As I started down the path, I realized that my “ask” didn’t push the needle far enough.  In fact, I’d argue that we’re pretty lucky to have as many incentives to give as we do.

Instead of philanthropy, I set my sights on social enterprise.  And over the six month course, I found myself immersed in the legal and regulatory frameworks of for-profits, non-profits and charitable organizations.  Oddly, I loved this depth of information.   My ask evolved into encouraging the Alberta government to create a regulatory structure for social enterprise.

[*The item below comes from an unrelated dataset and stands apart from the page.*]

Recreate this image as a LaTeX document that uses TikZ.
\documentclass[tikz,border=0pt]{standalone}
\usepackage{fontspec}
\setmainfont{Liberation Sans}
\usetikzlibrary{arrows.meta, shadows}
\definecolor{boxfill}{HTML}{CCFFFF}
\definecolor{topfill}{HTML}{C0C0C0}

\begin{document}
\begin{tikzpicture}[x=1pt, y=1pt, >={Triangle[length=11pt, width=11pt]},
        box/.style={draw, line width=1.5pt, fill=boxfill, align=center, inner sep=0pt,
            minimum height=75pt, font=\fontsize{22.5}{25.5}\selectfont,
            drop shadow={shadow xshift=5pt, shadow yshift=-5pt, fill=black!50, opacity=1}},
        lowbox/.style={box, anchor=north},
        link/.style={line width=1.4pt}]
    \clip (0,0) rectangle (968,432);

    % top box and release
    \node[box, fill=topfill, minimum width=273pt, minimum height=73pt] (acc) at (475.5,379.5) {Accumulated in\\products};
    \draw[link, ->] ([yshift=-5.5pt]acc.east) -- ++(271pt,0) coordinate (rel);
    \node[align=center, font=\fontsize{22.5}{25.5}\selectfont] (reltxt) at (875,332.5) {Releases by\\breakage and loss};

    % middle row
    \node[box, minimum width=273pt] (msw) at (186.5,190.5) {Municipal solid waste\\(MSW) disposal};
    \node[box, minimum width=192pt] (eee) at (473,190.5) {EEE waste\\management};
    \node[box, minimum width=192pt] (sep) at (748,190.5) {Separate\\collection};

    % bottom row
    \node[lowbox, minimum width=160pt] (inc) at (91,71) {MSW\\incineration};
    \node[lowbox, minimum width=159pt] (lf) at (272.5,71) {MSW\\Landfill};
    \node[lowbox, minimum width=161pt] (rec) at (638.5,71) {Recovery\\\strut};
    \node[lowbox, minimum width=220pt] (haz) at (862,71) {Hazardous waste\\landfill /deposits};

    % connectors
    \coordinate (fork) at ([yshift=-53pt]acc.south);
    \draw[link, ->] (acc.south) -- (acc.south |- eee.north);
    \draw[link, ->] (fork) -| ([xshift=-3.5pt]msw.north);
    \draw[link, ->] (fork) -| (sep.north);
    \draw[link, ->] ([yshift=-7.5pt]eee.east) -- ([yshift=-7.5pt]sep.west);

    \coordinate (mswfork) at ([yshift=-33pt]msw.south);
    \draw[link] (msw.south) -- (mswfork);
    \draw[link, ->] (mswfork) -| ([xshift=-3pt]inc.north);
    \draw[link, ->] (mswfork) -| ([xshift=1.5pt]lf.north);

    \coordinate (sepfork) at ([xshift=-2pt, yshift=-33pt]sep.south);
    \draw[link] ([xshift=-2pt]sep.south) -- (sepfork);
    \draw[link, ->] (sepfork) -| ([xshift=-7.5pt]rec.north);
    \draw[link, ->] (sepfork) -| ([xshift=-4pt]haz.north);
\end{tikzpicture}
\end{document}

Now, I can go WAY into details of the legal and regulatory merits and challenges of this idea.   And I can tell you who is on side and who isn’t.  I can even tell you about how Canadian federal/provincial dynamics might hinder my Utopian vision.   I won’t right now.  But you can see, I became entranced by the topic.

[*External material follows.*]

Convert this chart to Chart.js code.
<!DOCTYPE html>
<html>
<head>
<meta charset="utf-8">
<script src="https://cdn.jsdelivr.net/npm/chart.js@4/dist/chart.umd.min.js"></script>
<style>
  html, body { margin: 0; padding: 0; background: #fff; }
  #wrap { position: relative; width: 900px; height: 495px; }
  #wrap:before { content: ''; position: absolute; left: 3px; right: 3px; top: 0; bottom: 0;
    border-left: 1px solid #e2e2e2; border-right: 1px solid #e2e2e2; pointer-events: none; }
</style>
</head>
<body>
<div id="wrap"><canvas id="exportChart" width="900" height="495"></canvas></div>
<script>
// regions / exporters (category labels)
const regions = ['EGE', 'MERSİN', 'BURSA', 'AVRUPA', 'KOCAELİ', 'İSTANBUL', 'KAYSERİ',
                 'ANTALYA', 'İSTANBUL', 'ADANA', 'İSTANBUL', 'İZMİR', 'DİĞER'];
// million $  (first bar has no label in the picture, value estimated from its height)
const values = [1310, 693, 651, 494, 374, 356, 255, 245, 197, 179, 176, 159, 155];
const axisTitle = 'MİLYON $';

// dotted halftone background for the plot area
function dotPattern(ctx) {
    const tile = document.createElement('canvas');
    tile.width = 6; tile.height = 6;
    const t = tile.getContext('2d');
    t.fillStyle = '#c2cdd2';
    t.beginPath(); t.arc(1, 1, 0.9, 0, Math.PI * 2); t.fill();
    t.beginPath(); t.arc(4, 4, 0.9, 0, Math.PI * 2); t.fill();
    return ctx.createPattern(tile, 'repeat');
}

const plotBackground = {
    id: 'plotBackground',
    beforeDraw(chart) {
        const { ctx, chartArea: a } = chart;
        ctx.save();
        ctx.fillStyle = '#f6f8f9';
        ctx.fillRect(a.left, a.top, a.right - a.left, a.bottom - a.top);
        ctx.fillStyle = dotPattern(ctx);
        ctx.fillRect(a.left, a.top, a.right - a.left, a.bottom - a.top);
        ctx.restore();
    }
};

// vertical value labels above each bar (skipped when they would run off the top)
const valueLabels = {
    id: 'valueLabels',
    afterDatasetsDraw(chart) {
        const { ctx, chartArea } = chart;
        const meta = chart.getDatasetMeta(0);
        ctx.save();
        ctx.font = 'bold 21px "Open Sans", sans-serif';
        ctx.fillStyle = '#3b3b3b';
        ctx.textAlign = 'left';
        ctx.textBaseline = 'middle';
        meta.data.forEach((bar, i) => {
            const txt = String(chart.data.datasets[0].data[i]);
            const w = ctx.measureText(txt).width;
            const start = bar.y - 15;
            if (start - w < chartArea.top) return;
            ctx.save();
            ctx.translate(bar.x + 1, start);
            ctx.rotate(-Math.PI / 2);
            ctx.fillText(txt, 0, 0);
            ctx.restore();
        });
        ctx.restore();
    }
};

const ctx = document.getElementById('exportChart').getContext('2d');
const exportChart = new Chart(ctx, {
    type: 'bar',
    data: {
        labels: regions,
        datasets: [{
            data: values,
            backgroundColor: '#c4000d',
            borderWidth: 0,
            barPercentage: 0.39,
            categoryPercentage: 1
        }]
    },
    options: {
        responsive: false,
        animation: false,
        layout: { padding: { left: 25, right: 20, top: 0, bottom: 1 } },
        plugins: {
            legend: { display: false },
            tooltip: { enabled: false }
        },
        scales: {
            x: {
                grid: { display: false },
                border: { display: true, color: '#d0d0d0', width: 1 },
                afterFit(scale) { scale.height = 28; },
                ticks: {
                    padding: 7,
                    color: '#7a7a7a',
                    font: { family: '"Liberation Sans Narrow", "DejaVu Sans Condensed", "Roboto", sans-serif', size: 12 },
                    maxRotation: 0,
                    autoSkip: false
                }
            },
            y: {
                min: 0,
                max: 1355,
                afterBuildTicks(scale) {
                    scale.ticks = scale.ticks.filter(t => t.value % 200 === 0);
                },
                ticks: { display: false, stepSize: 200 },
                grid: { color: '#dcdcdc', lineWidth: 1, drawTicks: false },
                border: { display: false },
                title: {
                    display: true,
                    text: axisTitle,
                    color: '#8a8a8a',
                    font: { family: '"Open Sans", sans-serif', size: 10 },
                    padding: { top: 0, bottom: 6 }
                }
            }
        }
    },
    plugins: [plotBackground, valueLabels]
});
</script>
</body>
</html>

And now, happily, I can’t get out.

The crux of writing this blog was to say – social enterprise will take 360 degree thinking.  There are folks, from all perspectives, who will tell you one thing or another.  They will disagree with your definition of social enterprise.  They will approach it from another vantage point.  They will squint their eyes at your crazy notions of nonprofits making money.

For simplicity (and I like simplicity):

social enterprise is for-profit (or commercial) activity for community (society) benefit.

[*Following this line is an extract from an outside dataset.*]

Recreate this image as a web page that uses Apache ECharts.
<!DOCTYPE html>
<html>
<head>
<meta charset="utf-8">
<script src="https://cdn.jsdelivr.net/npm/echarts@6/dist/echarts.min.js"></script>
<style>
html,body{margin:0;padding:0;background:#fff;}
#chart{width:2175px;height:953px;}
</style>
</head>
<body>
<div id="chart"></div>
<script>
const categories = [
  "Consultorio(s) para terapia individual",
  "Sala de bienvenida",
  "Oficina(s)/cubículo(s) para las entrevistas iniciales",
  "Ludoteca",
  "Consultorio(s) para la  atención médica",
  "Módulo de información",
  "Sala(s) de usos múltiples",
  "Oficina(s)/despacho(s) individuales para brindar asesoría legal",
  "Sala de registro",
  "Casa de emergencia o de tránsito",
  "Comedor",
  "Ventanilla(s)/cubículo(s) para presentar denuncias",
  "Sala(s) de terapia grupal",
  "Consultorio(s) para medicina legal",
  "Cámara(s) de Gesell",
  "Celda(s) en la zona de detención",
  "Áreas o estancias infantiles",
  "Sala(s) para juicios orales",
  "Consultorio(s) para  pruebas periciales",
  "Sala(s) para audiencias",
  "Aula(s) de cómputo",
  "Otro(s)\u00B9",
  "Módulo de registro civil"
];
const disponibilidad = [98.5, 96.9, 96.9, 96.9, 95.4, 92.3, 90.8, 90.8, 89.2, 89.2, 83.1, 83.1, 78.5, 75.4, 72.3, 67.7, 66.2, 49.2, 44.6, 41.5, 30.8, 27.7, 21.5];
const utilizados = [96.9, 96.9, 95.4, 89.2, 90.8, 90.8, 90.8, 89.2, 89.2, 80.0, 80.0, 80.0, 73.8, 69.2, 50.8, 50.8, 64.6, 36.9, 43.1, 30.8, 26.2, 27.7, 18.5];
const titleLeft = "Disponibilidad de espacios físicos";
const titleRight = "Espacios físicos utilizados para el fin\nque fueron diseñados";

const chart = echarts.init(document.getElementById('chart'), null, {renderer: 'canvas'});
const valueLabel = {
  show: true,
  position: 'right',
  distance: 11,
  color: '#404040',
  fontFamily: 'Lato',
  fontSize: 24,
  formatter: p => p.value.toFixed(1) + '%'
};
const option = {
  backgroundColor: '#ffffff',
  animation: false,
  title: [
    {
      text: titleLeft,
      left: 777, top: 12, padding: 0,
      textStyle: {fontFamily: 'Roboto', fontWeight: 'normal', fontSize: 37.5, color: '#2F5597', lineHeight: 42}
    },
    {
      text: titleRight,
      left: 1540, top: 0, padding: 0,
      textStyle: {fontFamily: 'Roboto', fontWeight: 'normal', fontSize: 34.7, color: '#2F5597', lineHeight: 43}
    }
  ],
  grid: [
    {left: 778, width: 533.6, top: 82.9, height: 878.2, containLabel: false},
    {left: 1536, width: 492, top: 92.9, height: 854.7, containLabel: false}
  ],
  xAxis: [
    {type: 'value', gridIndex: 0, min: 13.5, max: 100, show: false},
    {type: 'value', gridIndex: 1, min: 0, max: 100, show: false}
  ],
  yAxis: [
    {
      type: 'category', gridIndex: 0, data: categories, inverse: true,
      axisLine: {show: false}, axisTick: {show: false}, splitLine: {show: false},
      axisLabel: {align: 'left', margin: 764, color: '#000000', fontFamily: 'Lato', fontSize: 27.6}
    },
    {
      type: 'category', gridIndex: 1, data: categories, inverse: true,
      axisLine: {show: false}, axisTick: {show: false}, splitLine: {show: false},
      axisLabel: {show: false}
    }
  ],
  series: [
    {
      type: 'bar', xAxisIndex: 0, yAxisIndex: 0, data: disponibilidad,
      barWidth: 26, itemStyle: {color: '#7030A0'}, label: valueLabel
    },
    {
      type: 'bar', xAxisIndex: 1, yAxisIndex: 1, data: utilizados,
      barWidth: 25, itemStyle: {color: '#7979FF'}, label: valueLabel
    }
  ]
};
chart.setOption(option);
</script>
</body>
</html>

(I’m happy to have folks disagree with me.)

Regardless of what you know about social enterprise, the most exciting part is the journey of the thought process.  No longer does our thinking live in for-profit / non-profit silos.  No longer do we just “donate”.  No longer can we point the finger and blame someone else – for the fact that social issues continue to persist.

Instead, social enterprise thinking takes 360 degrees.  You need your financial mind, your MBA, your legal eagle, your engineer, your designer and (most important) your human service folks to say, “hey, great profit idea, crappy social intervention.”  The 360 degrees is why it is so much fun.  I would argue that the process might be more fun than the actual result.

In a nutshell, that’s how I came into the world of s.e. & why I persist in this space.  You’ll hear lots of opinions – and increasingly so – on the merits and challenges of the idea.  In the end, you’ll make your mind up for yourself.

And in the process, I challenge you to ask, “How will I contribute to this 360 degree thinking?”